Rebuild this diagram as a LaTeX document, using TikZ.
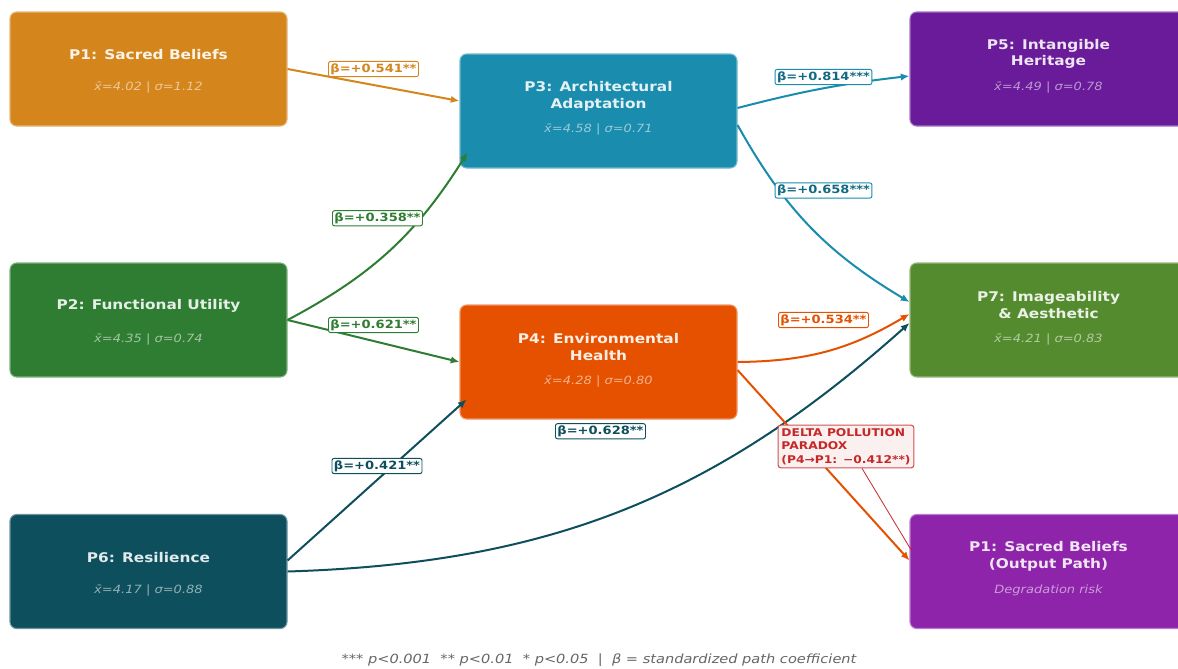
\documentclass[tikz,border=0pt]{standalone}
\usepackage{fontspec}
\setmainfont[FakeStretch=1.15]{DejaVu Sans}
\usetikzlibrary{arrows.meta, calc, positioning}

\definecolor{cSacred}{HTML}{D4861C}
\definecolor{cArch}{HTML}{1A8CAD}
\definecolor{cIntang}{HTML}{6A1B9A}
\definecolor{cFunc}{HTML}{2E7D32}
\definecolor{cEnv}{HTML}{E65100}
\definecolor{cImage}{HTML}{558B2F}
\definecolor{cResil}{HTML}{0D4F5C}
\definecolor{cOutput}{HTML}{8E24AA}
\definecolor{cRisk}{HTML}{C62828}

\begin{document}
\begin{tikzpicture}[x=0.75pt, y=-0.75pt, >={Latex[length=6.5pt,width=5.5pt]},
  factor/.style={rectangle, rounded corners=5pt, minimum width=207.75pt, minimum height=85.5pt, line width=0.8pt},
  fname/.style={font=\bfseries\fontsize{10}{12.5}\selectfont, align=center},
  fstat/.style={font=\itshape\fontsize{8.5}{10}\selectfont},
  beta/.style={rectangle, fill=white, rounded corners=1.5pt, line width=0.7pt, inner sep=1.5pt, font=\bfseries\fontsize{8.5}{10}\selectfont},
  link/.style={->, line width=1.5pt}]

\clip (0,0) rectangle (1178,668);
\fill[white] (0,0) rectangle (1178,668);

% factor boxes
\node[factor, fill=cSacred, draw=cSacred!60!white] (sacred) at (148.5,69) {};
\node[factor, fill=cFunc, draw=cFunc!60!white] (func) at (148.5,320) {};
\node[factor, fill=cResil, draw=cResil!60!white] (resil) at (148.5,571.5) {};
\node[factor, fill=cArch, draw=cArch!60!white] (arch) at (598.5,111) {};
\node[factor, fill=cEnv, draw=cEnv!60!white] (env) at (598.5,362) {};
\node[factor, fill=cIntang, draw=cIntang!60!white] (intang) at (1048.5,69) {};
\node[factor, fill=cImage, draw=cImage!60!white] (image) at (1048.5,320) {};
\node[factor, fill=cOutput, draw=cOutput!60!white] (output) at (1048.5,571.5) {};

\node[fname, text=white!90!cSacred] (sacred-n) at ([yshift=10.5pt]sacred.center) {P1: Sacred Beliefs};
\node[fstat, text=white!55!cSacred] (sacred-s) at ([yshift=-14.25pt]sacred.center) {x̄=4.02 | σ=1.12};
\node[fname, text=white!88!cFunc] (func-n) at ([yshift=10.5pt]func.center) {P2: Functional Utility};
\node[fstat, text=white!55!cFunc] (func-s) at ([yshift=-14.25pt]func.center) {x̄=4.35 | σ=0.74};
\node[fname, text=white!88!cResil] (resil-n) at ([yshift=10.5pt]resil.center) {P6: Resilience};
\node[fstat, text=white!55!cResil] (resil-s) at ([yshift=-14.25pt]resil.center) {x̄=4.17 | σ=0.88};
\node[fname, text=white!88!cArch] (arch-n) at ([yshift=11.25pt]arch.center) {P3: Architectural\\Adaptation};
\node[fstat, text=white!55!cArch] (arch-s) at ([yshift=-14.25pt]arch.center) {x̄=4.58 | σ=0.71};
\node[fname, text=white!90!cEnv] (env-n) at ([yshift=11.25pt]env.center) {P4: Environmental\\Health};
\node[fstat, text=white!55!cEnv] (env-s) at ([yshift=-14.25pt]env.center) {x̄=4.28 | σ=0.80};
\node[fname, text=white!88!cIntang] (intang-n) at ([yshift=11.25pt]intang.center) {P5: Intangible\\Heritage};
\node[fstat, text=white!55!cIntang] (intang-s) at ([yshift=-14.25pt]intang.center) {x̄=4.49 | σ=0.78};
\node[fname, text=white!88!cImage] (image-n) at ([yshift=11.25pt]image.center) {P7: Imageability\\\& Aesthetic};
\node[fstat, text=white!55!cImage] (image-s) at ([yshift=-14.25pt]image.center) {x̄=4.21 | σ=0.83};
\node[fname, text=white!88!cOutput] (output-n) at ([yshift=11.25pt]output.center) {P1: Sacred Beliefs\\(Output Path)};
\node[fstat, text=white!55!cOutput] (output-s) at ([yshift=-14.25pt]output.center) {Degradation risk};

% paths
\draw[link, cSacred] (sacred.east) -- ($(arch.west)+(0,-10)$) coordinate (e13);
\draw[link, cFunc] (func.east) to[bend right=15] ($(arch.south west)+(8,-16)$) coordinate (e23);
\draw[link, cFunc] (func.east) -- (env.west) coordinate (e24);
\draw[link, cResil] ($(resil.east)+(0,-11)$) coordinate (s64) -- ($(env.south west)+(7,-20)$) coordinate (e64);
\draw[link, cResil] (resil.east) to[bend right=20] ($(image.west)+(0,3)$) coordinate (e67);
\draw[link, cArch] ($(arch.east)+(0,-3)$) coordinate (s35) to[bend left=4] ($(intang.west)+(0,7)$) coordinate (e35);
\draw[link, cArch] ($(arch.east)+(0,14)$) coordinate (s37) to[bend right=15] ($(image.west)+(0,-18)$) coordinate (e37);
\draw[link, cEnv] (env.east) to[bend right=15] ($(image.west)+(0,-6)$) coordinate (e47);
\draw[link, cEnv] ($(env.east)+(0,8)$) coordinate (s41) -- ($(output.west)+(0,-11)$) coordinate (e41);

% coefficients
\node[beta, draw=cSacred, text=cSacred] (b13) at ($(sacred.east)!0.5!(e13)+(0,-16)$) {β=+0.541**};
\node[beta, draw=cFunc, text=cFunc] (b23) at ($(func.east)!0.5!(e23)+(0,-18)$) {β=+0.358**};
\node[beta, draw=cFunc, text=cFunc] (b24) at ($(func.east)!0.5!(e24)+(0,-16)$) {β=+0.621**};
\node[beta, draw=cResil, text=cResil] (b64) at ($(s64)!0.5!(e64)+(0,-14)$) {β=+0.421**};
\node[beta, draw=cResil, text=cResil] (b67) at ($(resil.east)!0.5!(e67)+(2,-16)$) {β=+0.628**};
\node[beta, draw=cArch, text=cArch!75!black] (b35) at ($(s35)!0.5!(e35)+(0,-15)$) {β=+0.814***};
\node[beta, draw=cArch, text=cArch!75!black] (b37) at ($(s37)!0.5!(e37)+(0,-23)$) {β=+0.658***};
\node[beta, draw=cEnv, text=cEnv] (b47) at ($(env.east)!0.5!(e47)+(0,-18)$) {β=+0.534**};

% pollution paradox note
\coordinate (risk-end) at ($(output.west)+(2,-21)$);
\node[rectangle, fill=cRisk!7!white, draw=cRisk!80!white, text=cRisk, rounded corners=2pt, line width=0.8pt, inner sep=2.5pt, align=left, font=\bfseries\fontsize{8}{10}\selectfont] (paradox) at (846,446.5) {DELTA POLLUTION\\PARADOX\\(P4→P1: −0.412**)};
\draw[cRisk, line width=0.6pt] ($(paradox.south)+(16,0)$) -- (risk-end);

\node[font=\itshape\fontsize{9.5}{11}\selectfont, text=black!60] (note) at (599,660) {*** p<0.001\ \ ** p<0.01\ \ * p<0.05\ \ |\ \ β = standardized path coefficient};

\end{tikzpicture}
\end{document}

....

Output the data exactly. Pictures don't belong in the result.

The result:
Rebuild this diagram as a LaTeX document, using TikZ.
\documentclass[tikz,border=0pt]{standalone}
\usepackage{fontspec}
\setmainfont[FakeStretch=1.15]{DejaVu Sans}
\usetikzlibrary{arrows.meta, calc, positioning}

\definecolor{cSacred}{HTML}{D4861C}
\definecolor{cArch}{HTML}{1A8CAD}
\definecolor{cIntang}{HTML}{6A1B9A}
\definecolor{cFunc}{HTML}{2E7D32}
\definecolor{cEnv}{HTML}{E65100}
\definecolor{cImage}{HTML}{558B2F}
\definecolor{cResil}{HTML}{0D4F5C}
\definecolor{cOutput}{HTML}{8E24AA}
\definecolor{cRisk}{HTML}{C62828}

\begin{document}
\begin{tikzpicture}[x=0.75pt, y=-0.75pt, >={Latex[length=6.5pt,width=5.5pt]},
  factor/.style={rectangle, rounded corners=5pt, minimum width=207.75pt, minimum height=85.5pt, line width=0.8pt},
  fname/.style={font=\bfseries\fontsize{10}{12.5}\selectfont, align=center},
  fstat/.style={font=\itshape\fontsize{8.5}{10}\selectfont},
  beta/.style={rectangle, fill=white, rounded corners=1.5pt, line width=0.7pt, inner sep=1.5pt, font=\bfseries\fontsize{8.5}{10}\selectfont},
  link/.style={->, line width=1.5pt}]

\clip (0,0) rectangle (1178,668);
\fill[white] (0,0) rectangle (1178,668);

% factor boxes
\node[factor, fill=cSacred, draw=cSacred!60!white] (sacred) at (148.5,69) {};
\node[factor, fill=cFunc, draw=cFunc!60!white] (func) at (148.5,320) {};
\node[factor, fill=cResil, draw=cResil!60!white] (resil) at (148.5,571.5) {};
\node[factor, fill=cArch, draw=cArch!60!white] (arch) at (598.5,111) {};
\node[factor, fill=cEnv, draw=cEnv!60!white] (env) at (598.5,362) {};
\node[factor, fill=cIntang, draw=cIntang!60!white] (intang) at (1048.5,69) {};
\node[factor, fill=cImage, draw=cImage!60!white] (image) at (1048.5,320) {};
\node[factor, fill=cOutput, draw=cOutput!60!white] (output) at (1048.5,571.5) {};

\node[fname, text=white!90!cSacred] (sacred-n) at ([yshift=10.5pt]sacred.center) {P1: Sacred Beliefs};
\node[fstat, text=white!55!cSacred] (sacred-s) at ([yshift=-14.25pt]sacred.center) {x̄=4.02 | σ=1.12};
\node[fname, text=white!88!cFunc] (func-n) at ([yshift=10.5pt]func.center) {P2: Functional Utility};
\node[fstat, text=white!55!cFunc] (func-s) at ([yshift=-14.25pt]func.center) {x̄=4.35 | σ=0.74};
\node[fname, text=white!88!cResil] (resil-n) at ([yshift=10.5pt]resil.center) {P6: Resilience};
\node[fstat, text=white!55!cResil] (resil-s) at ([yshift=-14.25pt]resil.center) {x̄=4.17 | σ=0.88};
\node[fname, text=white!88!cArch] (arch-n) at ([yshift=11.25pt]arch.center) {P3: Architectural\\Adaptation};
\node[fstat, text=white!55!cArch] (arch-s) at ([yshift=-14.25pt]arch.center) {x̄=4.58 | σ=0.71};
\node[fname, text=white!90!cEnv] (env-n) at ([yshift=11.25pt]env.center) {P4: Environmental\\Health};
\node[fstat, text=white!55!cEnv] (env-s) at ([yshift=-14.25pt]env.center) {x̄=4.28 | σ=0.80};
\node[fname, text=white!88!cIntang] (intang-n) at ([yshift=11.25pt]intang.center) {P5: Intangible\\Heritage};
\node[fstat, text=white!55!cIntang] (intang-s) at ([yshift=-14.25pt]intang.center) {x̄=4.49 | σ=0.78};
\node[fname, text=white!88!cImage] (image-n) at ([yshift=11.25pt]image.center) {P7: Imageability\\\& Aesthetic};
\node[fstat, text=white!55!cImage] (image-s) at ([yshift=-14.25pt]image.center) {x̄=4.21 | σ=0.83};
\node[fname, text=white!88!cOutput] (output-n) at ([yshift=11.25pt]output.center) {P1: Sacred Beliefs\\(Output Path)};
\node[fstat, text=white!55!cOutput] (output-s) at ([yshift=-14.25pt]output.center) {Degradation risk};

% paths
\draw[link, cSacred] (sacred.east) -- ($(arch.west)+(0,-10)$) coordinate (e13);
\draw[link, cFunc] (func.east) to[bend right=15] ($(arch.south west)+(8,-16)$) coordinate (e23);
\draw[link, cFunc] (func.east) -- (env.west) coordinate (e24);
\draw[link, cResil] ($(resil.east)+(0,-11)$) coordinate (s64) -- ($(env.south west)+(7,-20)$) coordinate (e64);
\draw[link, cResil] (resil.east) to[bend right=20] ($(image.west)+(0,3)$) coordinate (e67);
\draw[link, cArch] ($(arch.east)+(0,-3)$) coordinate (s35) to[bend left=4] ($(intang.west)+(0,7)$) coordinate (e35);
\draw[link, cArch] ($(arch.east)+(0,14)$) coordinate (s37) to[bend right=15] ($(image.west)+(0,-18)$) coordinate (e37);
\draw[link, cEnv] (env.east) to[bend right=15] ($(image.west)+(0,-6)$) coordinate (e47);
\draw[link, cEnv] ($(env.east)+(0,8)$) coordinate (s41) -- ($(output.west)+(0,-11)$) coordinate (e41);

% coefficients
\node[beta, draw=cSacred, text=cSacred] (b13) at ($(sacred.east)!0.5!(e13)+(0,-16)$) {β=+0.541**};
\node[beta, draw=cFunc, text=cFunc] (b23) at ($(func.east)!0.5!(e23)+(0,-18)$) {β=+0.358**};
\node[beta, draw=cFunc, text=cFunc] (b24) at ($(func.east)!0.5!(e24)+(0,-16)$) {β=+0.621**};
\node[beta, draw=cResil, text=cResil] (b64) at ($(s64)!0.5!(e64)+(0,-14)$) {β=+0.421**};
\node[beta, draw=cResil, text=cResil] (b67) at ($(resil.east)!0.5!(e67)+(2,-16)$) {β=+0.628**};
\node[beta, draw=cArch, text=cArch!75!black] (b35) at ($(s35)!0.5!(e35)+(0,-15)$) {β=+0.814***};
\node[beta, draw=cArch, text=cArch!75!black] (b37) at ($(s37)!0.5!(e37)+(0,-23)$) {β=+0.658***};
\node[beta, draw=cEnv, text=cEnv] (b47) at ($(env.east)!0.5!(e47)+(0,-18)$) {β=+0.534**};

% pollution paradox note
\coordinate (risk-end) at ($(output.west)+(2,-21)$);
\node[rectangle, fill=cRisk!7!white, draw=cRisk!80!white, text=cRisk, rounded corners=2pt, line width=0.8pt, inner sep=2.5pt, align=left, font=\bfseries\fontsize{8}{10}\selectfont] (paradox) at (846,446.5) {DELTA POLLUTION\\PARADOX\\(P4→P1: −0.412**)};
\draw[cRisk, line width=0.6pt] ($(paradox.south)+(16,0)$) -- (risk-end);

\node[font=\itshape\fontsize{9.5}{11}\selectfont, text=black!60] (note) at (599,660) {*** p<0.001\ \ ** p<0.01\ \ * p<0.05\ \ |\ \ β = standardized path coefficient};

\end{tikzpicture}
\end{document}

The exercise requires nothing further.